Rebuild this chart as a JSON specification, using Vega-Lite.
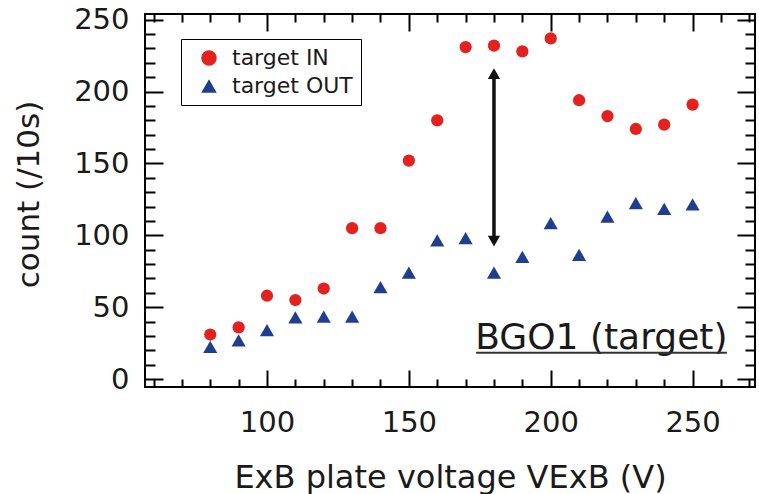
{
  "$schema": "https://vega.github.io/schema/vega-lite/v6.json",
  "width": 610,
  "height": 373,
  "autosize": "none",
  "padding": {"left": 145, "top": 14, "right": 4, "bottom": 107},
  "background": "white",
  "config": {
    "font": "DejaVu Sans",
    "view": {"stroke": "black", "strokeWidth": 2},
    "axis": {
      "domain": false,
      "tickColor": "black", "tickWidth": 2,
      "labelFont": "DejaVu Sans", "labelFontSize": 29, "labelColor": "#1a1a1a",
      "titleFont": "DejaVu Sans", "titleFontWeight": "normal", "titleColor": "#1a1a1a",
      "grid": false, "labelOverlap": false, "labelFlush": false
    }
  },
  "datasets": {
    "pts": [
      {"V": 80, "count": 31, "series": "target IN"},
      {"V": 90, "count": 36, "series": "target IN"},
      {"V": 100, "count": 58, "series": "target IN"},
      {"V": 110, "count": 55, "series": "target IN"},
      {"V": 120, "count": 63, "series": "target IN"},
      {"V": 130, "count": 105, "series": "target IN"},
      {"V": 140, "count": 105, "series": "target IN"},
      {"V": 150, "count": 152, "series": "target IN"},
      {"V": 160, "count": 180, "series": "target IN"},
      {"V": 170, "count": 231, "series": "target IN"},
      {"V": 180, "count": 232, "series": "target IN"},
      {"V": 190, "count": 228, "series": "target IN"},
      {"V": 200, "count": 237, "series": "target IN"},
      {"V": 210, "count": 194, "series": "target IN"},
      {"V": 220, "count": 183, "series": "target IN"},
      {"V": 230, "count": 174, "series": "target IN"},
      {"V": 240, "count": 177, "series": "target IN"},
      {"V": 250, "count": 191, "series": "target IN"},
      {"V": 80, "count": 22.5, "series": "target OUT"},
      {"V": 90, "count": 27, "series": "target OUT"},
      {"V": 100, "count": 34, "series": "target OUT"},
      {"V": 110, "count": 43, "series": "target OUT"},
      {"V": 120, "count": 43.5, "series": "target OUT"},
      {"V": 130, "count": 43.5, "series": "target OUT"},
      {"V": 140, "count": 64, "series": "target OUT"},
      {"V": 150, "count": 74, "series": "target OUT"},
      {"V": 160, "count": 96.5, "series": "target OUT"},
      {"V": 170, "count": 98, "series": "target OUT"},
      {"V": 180, "count": 74, "series": "target OUT"},
      {"V": 190, "count": 85, "series": "target OUT"},
      {"V": 200, "count": 108.5, "series": "target OUT"},
      {"V": 210, "count": 86.5, "series": "target OUT"},
      {"V": 220, "count": 113, "series": "target OUT"},
      {"V": 230, "count": 122.5, "series": "target OUT"},
      {"V": 240, "count": 118.5, "series": "target OUT"},
      {"V": 250, "count": 121.5, "series": "target OUT"}
    ],
    "arrow": [{"V": 180, "lo": 96, "hi": 212.5}],
    "headUp": [{"V": 180, "count": 212.5}],
    "headDown": [{"V": 180, "count": 96}],
    "label": [{"V": 262.3, "count": 20.7, "text": "BGO1 (target)"}],
    "underline": [{"V": 173.7, "V2": 262.1, "count": 18.4}]
  },
  "resolve": {"axis": {"x": "independent", "y": "independent"}},
  "layer": [
    {
      "data": {"name": "pts"},
      "mark": {"type": "point", "filled": true, "opacity": 1},
      "encoding": {
        "x": {
          "field": "V", "type": "quantitative",
          "scale": {"domain": [57, 272], "nice": false, "zero": false},
          "axis": {
            "orient": "bottom",
            "offset": -17,
            "values": [60,70,80,90,100,110,120,130,140,150,160,170,180,190,200,210,220,230,240,250,260,270],
            "labelExpr": "datum.value % 50 === 0 ? datum.label : ''",
            "tickSize": 17,
            "tickDash": {"condition": {"test": "datum.value % 50 === 0", "value": []}, "value": [0, 9, 8, 0]},
            "labelPadding": 21,
            "title": "ExB plate voltage VExB (V)",
            "titleFontSize": 32,
            "titleY": 117, "titleBaseline": "alphabetic"
          }
        },
        "y": {
          "field": "count", "type": "quantitative",
          "scale": {"domain": [-5.5, 254], "nice": false, "zero": false},
          "axis": {
            "orient": "left",
            "offset": -18,
            "values": [0,10,20,30,40,50,60,70,80,90,100,110,120,130,140,150,160,170,180,190,200,210,220,230,240,250],
            "labelExpr": "datum.value % 50 === 0 ? datum.label : ''",
            "tickSize": 18,
            "tickDash": {"condition": {"test": "datum.value % 50 === 0", "value": []}, "value": [0, 8, 10, 0]},
            "labelPadding": 16,
            "title": "count (/10s)",
            "titleFontSize": 31,
            "titleX": -125, "titleY": 180, "titleBaseline": "alphabetic"
          }
        },
        "color": {
          "field": "series", "type": "nominal",
          "scale": {"domain": ["target IN", "target OUT"], "range": ["#e3211e", "#1f3e8e"]},
          "legend": {
            "title": null, "orient": "none", "legendX": 36, "legendY": 25,
            "strokeColor": "black", "fillColor": "white",
            "padding": 8, "labelFontSize": 22, "labelFont": "DejaVu Sans", "labelColor": "#1a1a1a",
            "symbolSize": 240, "symbolOffset": 9, "labelOffset": 12, "rowPadding": 6,
            "symbolStrokeWidth": 0
          }
        },
        "shape": {
          "field": "series", "type": "nominal",
          "scale": {"domain": ["target IN", "target OUT"], "range": ["circle", "triangle-up"]},
          "legend": null
        },
        "size": {"condition": {"test": "datum.series === 'target OUT'", "value": 200}, "value": 150}
      }
    },
    {
      "data": {"name": "arrow"},
      "mark": {"type": "rule", "color": "#111111", "strokeWidth": 3.5},
      "encoding": {
        "x": {
          "field": "V", "type": "quantitative",
          "scale": {"domain": [57, 272], "nice": false, "zero": false},
          "axis": {
            "orient": "top",
            "offset": -17,
            "values": [60,70,80,90,100,110,120,130,140,150,160,170,180,190,200,210,220,230,240,250,260,270],
            "labels": false, "title": null,
            "tickSize": 17,
            "tickDash": {"condition": {"test": "datum.value % 50 === 0", "value": []}, "value": [0, 9, 8, 0]}
          }
        },
        "y": {
          "field": "lo", "type": "quantitative",
          "scale": {"domain": [-5.5, 254], "nice": false, "zero": false},
          "axis": {
            "orient": "right",
            "offset": -18,
            "values": [0,10,20,30,40,50,60,70,80,90,100,110,120,130,140,150,160,170,180,190,200,210,220,230,240,250],
            "labels": false, "title": null,
            "tickSize": 18,
            "tickDash": {"condition": {"test": "datum.value % 50 === 0", "value": []}, "value": [0, 8, 10, 0]}
          }
        },
        "y2": {"field": "hi"}
      }
    },
    {
      "data": {"name": "headUp"},
      "mark": {"type": "point", "shape": "triangle-up", "filled": true, "color": "#111111", "opacity": 1, "size": 150},
      "encoding": {
        "x": {"field": "V", "type": "quantitative", "axis": null},
        "y": {"field": "count", "type": "quantitative", "axis": null}
      }
    },
    {
      "data": {"name": "headDown"},
      "mark": {"type": "point", "shape": "triangle-down", "filled": true, "color": "#111111", "opacity": 1, "size": 150},
      "encoding": {
        "x": {"field": "V", "type": "quantitative", "axis": null},
        "y": {"field": "count", "type": "quantitative", "axis": null}
      }
    },
    {
      "data": {"name": "label"},
      "mark": {"type": "text", "align": "right", "baseline": "alphabetic", "fontSize": 36, "font": "DejaVu Sans", "color": "#1a1a1a"},
      "encoding": {
        "x": {"field": "V", "type": "quantitative", "axis": null},
        "y": {"field": "count", "type": "quantitative", "axis": null},
        "text": {"field": "text"}
      }
    },
    {
      "data": {"name": "underline"},
      "mark": {"type": "rule", "color": "#333333", "strokeWidth": 2},
      "encoding": {
        "x": {"field": "V", "type": "quantitative", "axis": null},
        "x2": {"field": "V2"},
        "y": {"field": "count", "type": "quantitative", "axis": null}
      }
    }
  ]
}
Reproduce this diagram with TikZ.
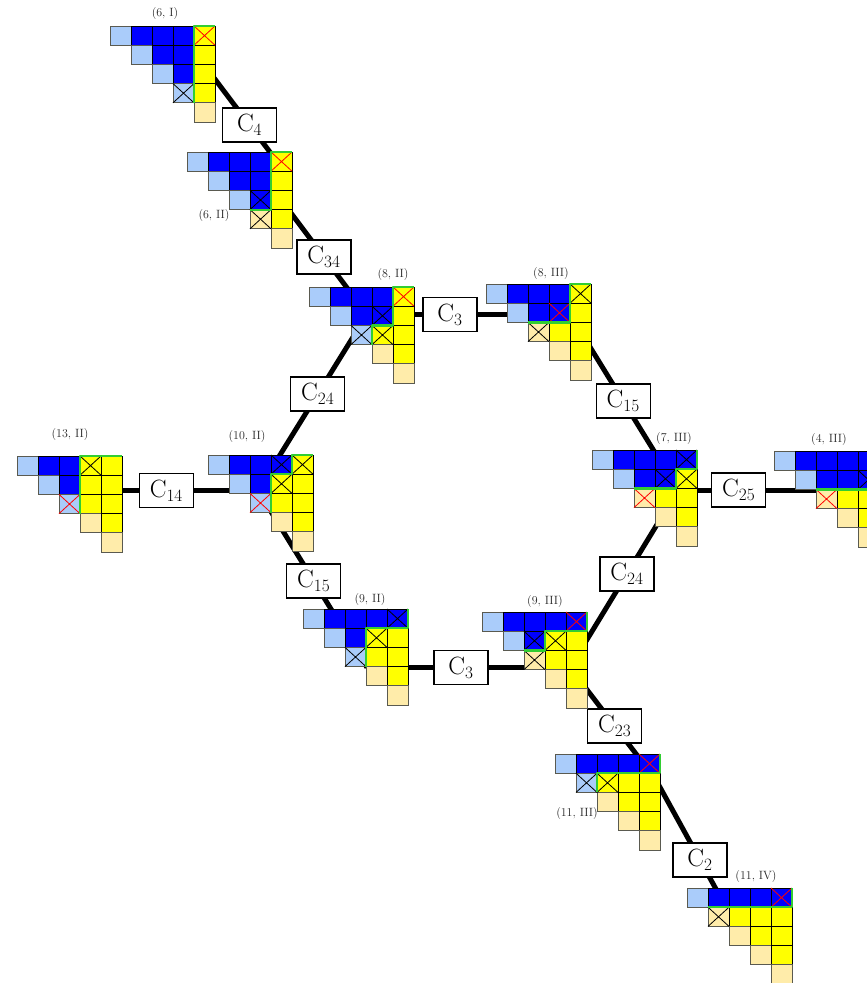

# # # # # # #

▶ **Required work**: Each line holding "this" must be found and copied.

▶ **Written solution**:
Rebuild this chart as a JSON specification, using Vega-Lite.
Reproduce this diagram with TikZ.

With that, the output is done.